A large estate is no longer a requirement to be able to invest and earn a profit. That’s the idea behind the micro-investment platforms, which make it possible to invest small amounts of money with no commission. The advantage of these firms – especially those geared toward millennials – is the possibility of generating savings little by little, without having to shell out large amounts of money. They tend to be apps that present investment as something simple, convenient and accessible.
“Over time, small, regular investments will become something bigger – 20 pence a day can become six pounds per month, or 72 pounds per year. That doesn’t sound like much today, but it’s better than nothing. And the micro-investment industry hopes it will become a habit that grows with millennials savings,” explained a 2016 Financial Times article on the wealthtech trend.
Traditionally, investment advisors obtained a profit from commissions on transactions and management. In these new platforms, however, these charges don’t exist. Instead, users tend to pay a $1 per month subscription. That’s how the U.S. company Stash works. Stash is a micro-investment platform that allows users to start investing with just $5. Acorns, also from the U.S., is another example. It rounds up the amount of each card payment and automatically invests the difference in the stock market.
Digital brokers include online platforms and software tools that put stock market information and the possibility of investing within anyone’s reach. Some of the most successful formats in this category of wealthtech are the “social trading” investment platforms. These platforms are based on the idea that users can follow investments “just like they follow Facebook status updates,” Bloomberg explains.
Digital brokers are designed for both businesses and end users. One of the best known in B2C format is eToro, a platform available in 140 countries that puts users in contact with each other and allows them to copy the portfolios of the most successful investors in the network, in order to replicate their strategies.
This category includes different types of services that offer investors extra information through digital tools, either from buyers, research, or access to advice.
For example, Nerdwallet offers users the possibility of accessing a network of expert investors, comparing digital brokers on the market, analyzing their financial health for retirement or receiving research reports in a newsletter. Also in this category is Kensho Technologies, which built “the Siri of Wall Street” – a machine learning system that allows investors to access financial analysis in everyday language. The startup was chosen by Fortune as one of the best fintech companies of 2016 and has received funding from Goldman Sachs and Google Ventures.

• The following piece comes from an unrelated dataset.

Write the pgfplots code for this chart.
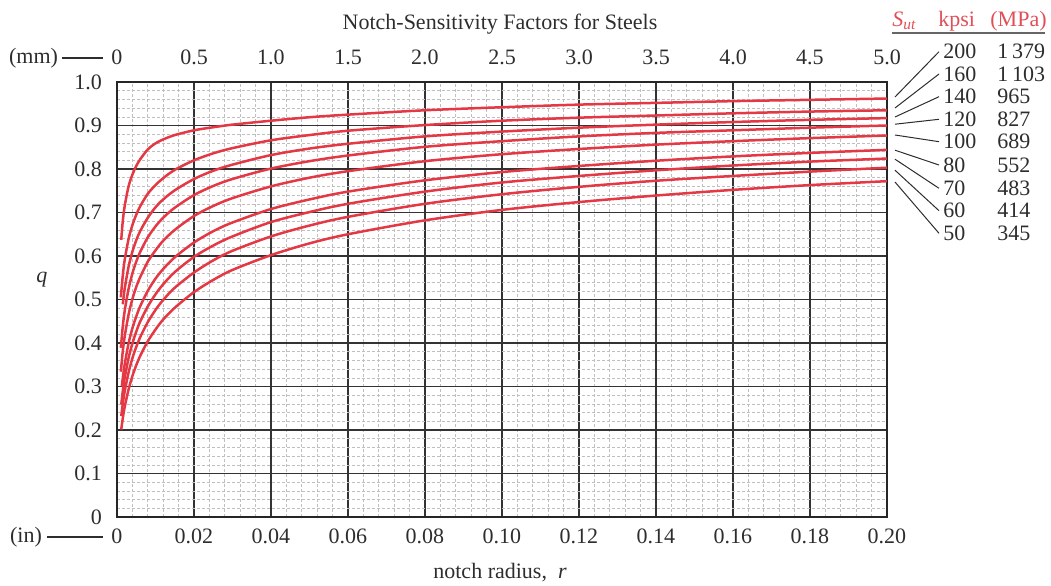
\documentclass[border=0pt]{standalone}
\usepackage{fontspec}
\setmainfont{Liberation Serif}
\usepackage{pgfplots}
\pgfplotsset{compat=1.18}
\definecolor{curve}{RGB}{228,56,68}
\definecolor{hdr}{RGB}{226,78,88}
\definecolor{txt}{RGB}{45,45,45}
\begin{document}
\begin{tikzpicture}[font=\fontsize{11}{13}\selectfont]
\useasboundingbox (-58.5pt,-34pt) rectangle (467pt,258.5pt);
\begin{axis}[
  scale only axis, width=385pt, height=217.5pt,
  xmin=0, xmax=0.2, ymin=0, ymax=1,
  xtick={0,0.02,0.04,0.06,0.08,0.10,0.12,0.14,0.16,0.18,0.20},
  xticklabels={0,0.02,0.04,0.06,0.08,0.10,0.12,0.14,0.16,0.18,0.20},
  ytick={0,0.1,0.2,0.3,0.4,0.5,0.6,0.7,0.8,0.9,1.0},
  yticklabels={0,0.1,0.2,0.3,0.4,0.5,0.6,0.7,0.8,0.9,1.0},
  minor x tick num=4, minor y tick num=4,
  grid=both,
  major grid style={black!80, line width=0.65pt},
  minor grid style={gray!50, line width=0.3pt, dash pattern=on 1.5pt off 1pt},
  axis line style={black!85, line width=1.2pt},
  major tick length=0pt, minor tick length=0pt,
  tick style={draw=none},
  ticklabel style={text=txt},
  xticklabel style={yshift=-2.5pt},
  yticklabel style={xshift=-4pt},
]
\addplot[curve, line width=1.25pt, smooth] coordinates {(0.0011,0.637)(0.0015,0.680)(0.002,0.715)(0.003,0.760)(0.004,0.787)(0.005,0.807)(0.006,0.822)(0.008,0.845)(0.010,0.859)(0.012,0.868)(0.015,0.878)(0.020,0.889)(0.025,0.896)(0.030,0.902)(0.040,0.911)(0.050,0.919)(0.060,0.925)(0.080,0.935)(0.100,0.942)(0.120,0.948)(0.140,0.952)(0.160,0.956)(0.180,0.959)(0.200,0.962)};
\addplot[curve, line width=1.25pt, smooth] coordinates {(0.001,0.505)(0.0015,0.555)(0.002,0.591)(0.003,0.639)(0.004,0.671)(0.005,0.695)(0.006,0.714)(0.008,0.743)(0.010,0.763)(0.012,0.779)(0.015,0.798)(0.020,0.820)(0.025,0.836)(0.030,0.848)(0.040,0.866)(0.050,0.878)(0.060,0.888)(0.080,0.901)(0.100,0.911)(0.120,0.918)(0.140,0.923)(0.160,0.928)(0.180,0.932)(0.200,0.935)};
\addplot[curve, line width=1.25pt, smooth] coordinates {(0.0015,0.489)(0.002,0.525)(0.003,0.575)(0.004,0.610)(0.005,0.636)(0.006,0.657)(0.008,0.688)(0.010,0.712)(0.012,0.730)(0.015,0.751)(0.020,0.777)(0.025,0.796)(0.030,0.810)(0.040,0.832)(0.050,0.847)(0.060,0.858)(0.080,0.875)(0.100,0.886)(0.120,0.895)(0.140,0.902)(0.160,0.908)(0.180,0.913)(0.200,0.917)};
\addplot[curve, line width=1.25pt, smooth] coordinates {(0.001,0.389)(0.0015,0.438)(0.002,0.474)(0.003,0.524)(0.004,0.560)(0.005,0.587)(0.006,0.609)(0.008,0.643)(0.010,0.668)(0.012,0.688)(0.015,0.711)(0.020,0.740)(0.025,0.761)(0.030,0.777)(0.040,0.801)(0.050,0.818)(0.060,0.831)(0.080,0.851)(0.100,0.864)(0.120,0.875)(0.140,0.883)(0.160,0.889)(0.180,0.895)(0.200,0.900)};
\addplot[curve, line width=1.25pt, smooth] coordinates {(0.001,0.334)(0.0015,0.381)(0.002,0.415)(0.003,0.465)(0.004,0.501)(0.005,0.529)(0.006,0.551)(0.008,0.587)(0.010,0.613)(0.012,0.635)(0.015,0.660)(0.020,0.692)(0.025,0.715)(0.030,0.733)(0.040,0.760)(0.050,0.780)(0.060,0.795)(0.080,0.818)(0.100,0.834)(0.120,0.846)(0.140,0.856)(0.160,0.864)(0.180,0.871)(0.200,0.877)};
\addplot[curve, line width=1.25pt, smooth] coordinates {(0.00125,0.300)(0.0015,0.319)(0.002,0.351)(0.003,0.399)(0.004,0.434)(0.005,0.461)(0.006,0.484)(0.008,0.520)(0.010,0.548)(0.012,0.570)(0.015,0.597)(0.020,0.631)(0.025,0.657)(0.030,0.677)(0.040,0.708)(0.050,0.730)(0.060,0.748)(0.080,0.774)(0.100,0.793)(0.120,0.807)(0.140,0.819)(0.160,0.829)(0.180,0.837)(0.200,0.844)};
\addplot[curve, line width=1.25pt, smooth] coordinates {(0.0011,0.258)(0.0015,0.289)(0.002,0.320)(0.003,0.365)(0.004,0.399)(0.005,0.426)(0.006,0.449)(0.008,0.484)(0.010,0.512)(0.012,0.535)(0.015,0.563)(0.020,0.598)(0.025,0.624)(0.030,0.645)(0.040,0.678)(0.050,0.701)(0.060,0.720)(0.080,0.748)(0.100,0.769)(0.120,0.784)(0.140,0.797)(0.160,0.808)(0.180,0.817)(0.200,0.824)};
\addplot[curve, line width=1.25pt, smooth] coordinates {(0.0011,0.232)(0.0015,0.260)(0.002,0.289)(0.003,0.332)(0.004,0.365)(0.005,0.391)(0.006,0.413)(0.008,0.448)(0.010,0.476)(0.012,0.499)(0.015,0.527)(0.020,0.562)(0.025,0.590)(0.030,0.612)(0.040,0.645)(0.050,0.670)(0.060,0.690)(0.080,0.720)(0.100,0.742)(0.120,0.759)(0.140,0.773)(0.160,0.784)(0.180,0.794)(0.200,0.803)};
\addplot[curve, line width=1.25pt, smooth] coordinates {(0.0011,0.201)(0.0015,0.227)(0.002,0.253)(0.003,0.293)(0.004,0.324)(0.005,0.349)(0.006,0.370)(0.008,0.404)(0.010,0.431)(0.012,0.454)(0.015,0.481)(0.020,0.517)(0.025,0.545)(0.030,0.568)(0.040,0.602)(0.050,0.629)(0.060,0.650)(0.080,0.682)(0.100,0.706)(0.120,0.724)(0.140,0.739)(0.160,0.752)(0.180,0.763)(0.200,0.772)};
\end{axis}
% top (mm) scale
\begin{axis}[
  scale only axis, width=385pt, height=217.5pt,
  xmin=0, xmax=0.2, ymin=0, ymax=1,
  axis x line*=top, axis y line=none,
  axis line style={draw=none},
  xtick={0,0.02,0.04,0.06,0.08,0.10,0.12,0.14,0.16,0.18,0.20},
  xticklabels={0,0.5,1.0,1.5,2.0,2.5,3.0,3.5,4.0,4.5,5.0},
  major tick length=0pt, tick style={draw=none},
  ticklabel style={text=txt},
  xticklabel style={yshift=5pt},
]
\addplot[draw=none] coordinates {(0,0)};
\end{axis}
% annotations
\node[text=txt] at (191.5pt,246.5pt) {Notch-Sensitivity Factors for Steels};
\node[text=txt] at (191.5pt,-28pt) {notch radius,~ \textit{r}};
\node[text=txt] at (-37.5pt,118.5pt) {\textit{q}};
\node[text=txt] at (-41.75pt,229.5pt) {(mm)};
\draw[txt, line width=0.6pt] (-27.5pt,229.5pt) -- (-7pt,229.5pt);
\node[text=txt] at (-45.5pt,-10pt) {(in)};
\draw[txt, line width=0.6pt] (-35pt,-10pt) -- (-7pt,-10pt);
% legend table
\node[anchor=west, inner sep=0pt, text=hdr] at (387.5pt,248pt) {\textit{S}\textsubscript{\textit{ut}}};
\node[anchor=west, inner sep=0pt, text=hdr] at (410.5pt,248pt) {kpsi};
\node[anchor=west, inner sep=0pt, text=hdr] at (436.5pt,248pt) {(MPa)};
\draw[gray!80!black, line width=0.8pt] (387.5pt,242pt) -- (464pt,242pt);
\foreach \k/\m/\y/\ys in {200/1\,379/232.65/210.0, 160/1\,103/221.5/204.5, 140/965/210.15/200.0, 120/827/198.85/196.4, 100/689/187.65/191.0, 80/552/176/183.4, 70/483/164.35/178.9, 60/414/153.15/173.4, 50/345/141.85/167.5}{
  \node[anchor=west, inner sep=0pt, text=txt] at (413pt,\y pt) {\k};
  \node[anchor=west, inner sep=0pt, text=txt] at (440pt,\y pt) {\m};
  \draw[txt, line width=0.5pt] (389pt,\ys pt) -- (411pt,\y pt);
}
\end{tikzpicture}
\end{document}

This category includes tools that help investors and financial advisors to unify and manage their investment portfolios in a single platform. They tend to let users analyze how investments are evolving, make forecasts and take decisions to optimize resource allocation to different portfolios.
Some examples are Grisbee, a French startup that offers personalized advice and monitors investors’ financial health; and Addepar, a B2B company that provides software to unify the management of different financial assets for family-run businesses, banks and financial advisors.